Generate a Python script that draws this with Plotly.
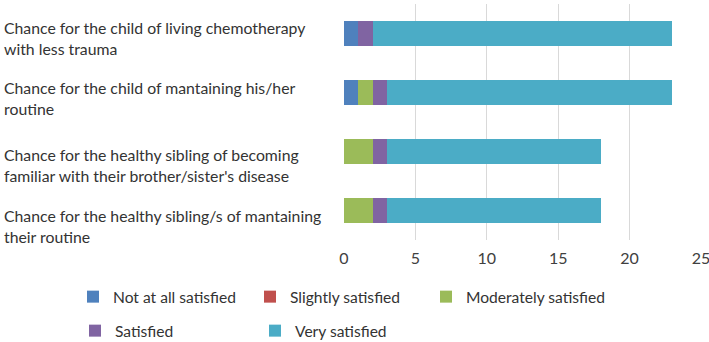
import plotly.graph_objects as go

categories = [
    "Chance for the child of living chemotherapy<br>with less trauma",
    "Chance for the child of mantaining his/her<br>routine",
    "Chance for the healthy sibling of becoming<br>familiar with their brother/sister's disease",
    "Chance for the healthy sibling/s of mantaining<br>their routine",
]
series_names = ["Not at all satisfied", "Slightly satisfied", "Moderately satisfied", "Satisfied", "Very satisfied"]
not_at_all = [1, 1, 0, 0]
slightly = [0, 0, 0, 0]
moderately = [0, 1, 2, 2]
satisfied = [1, 1, 1, 1]
very_satisfied = [21, 20, 15, 15]
x_ticks = [0, 5, 10, 15, 20, 25]

values = [not_at_all, slightly, moderately, satisfied, very_satisfied]
colors = ["#4F81BD", "#C0504D", "#9BBB59", "#8064A2", "#4BACC6"]
cat_ids = ["c0", "c1", "c2", "c3"]

W, H = 709, 342
ml, mr, mt, mb = 344, 8, 4, 102

fig = go.Figure()
legend_names = ["legend", "legend2", "legend3", "legend4", "legend5"]
for name, vals, col, lg in zip(series_names, values, colors, legend_names):
    fig.add_trace(go.Bar(
        y=cat_ids, x=vals, name=name, orientation="h",
        marker=dict(color=col, line=dict(width=0)),
        legend=lg,
    ))

font_family = "Lato, 'Open Sans', sans-serif"
txt_col = "#333333"

# legend text start x (px) and center y (px)
leg_px = [(113, 297), (290, 297), (466, 297), (115, 331), (295, 331)]
layout_legends = {}
for lg, (px, py) in zip(legend_names, leg_px):
    layout_legends[lg] = dict(
        x=(px - 40) / W, y=1 - py / H,
        xref="container", yref="container",
        xanchor="left", yanchor="middle",
        bgcolor="rgba(0,0,0,0)", borderwidth=0,
        font=dict(family=font_family, size=15.6, color=txt_col),
        itemwidth=30, tracegroupgap=0,
    )

label_shift = [-4, -5.5, -13.5, -15.5]
for cid, lab, sh in zip(cat_ids, categories, label_shift):
    fig.add_annotation(
        x=0, xref="paper", xshift=-342, xanchor="left",
        y=cid, yref="y", yshift=sh, yanchor="middle",
        text=lab, showarrow=False, align="left",
        font=dict(family=font_family, size=15.8, color=txt_col),
    )

fig.update_layout(
    width=W, height=H,
    margin=dict(l=ml, r=mr, t=mt, b=mb, autoexpand=False),
    barmode="stack", bargap=0.58,
    plot_bgcolor="white", paper_bgcolor="white",
    showlegend=True,
    **layout_legends,
)
fig.update_xaxes(
    range=[0, 25], tickvals=x_ticks, showgrid=True, gridcolor="#D9D9D9", gridwidth=1,
    zeroline=False, showline=False, ticks="", automargin=False,
    ticklabeloverflow="allow", ticklabelstandoff=7,
    tickfont=dict(family=font_family, size=16, color="#404040"),
)
fig.update_yaxes(
    autorange="reversed", showticklabels=False, showgrid=False, zeroline=False,
    showline=False, ticks="", automargin=False,
)
fig.write_html(
    "out.html",
    config={"displayModeBar": False},
    post_script="document.body.style.margin='0';document.body.style.overflow='hidden';",
)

### Aim of the task
Skip every picture and return the lines above from the top through the one that contains "import plotly.graph_objects as go".

### Output for this exercise
Generate a Python script that draws this with Plotly.
import plotly.graph_objects as go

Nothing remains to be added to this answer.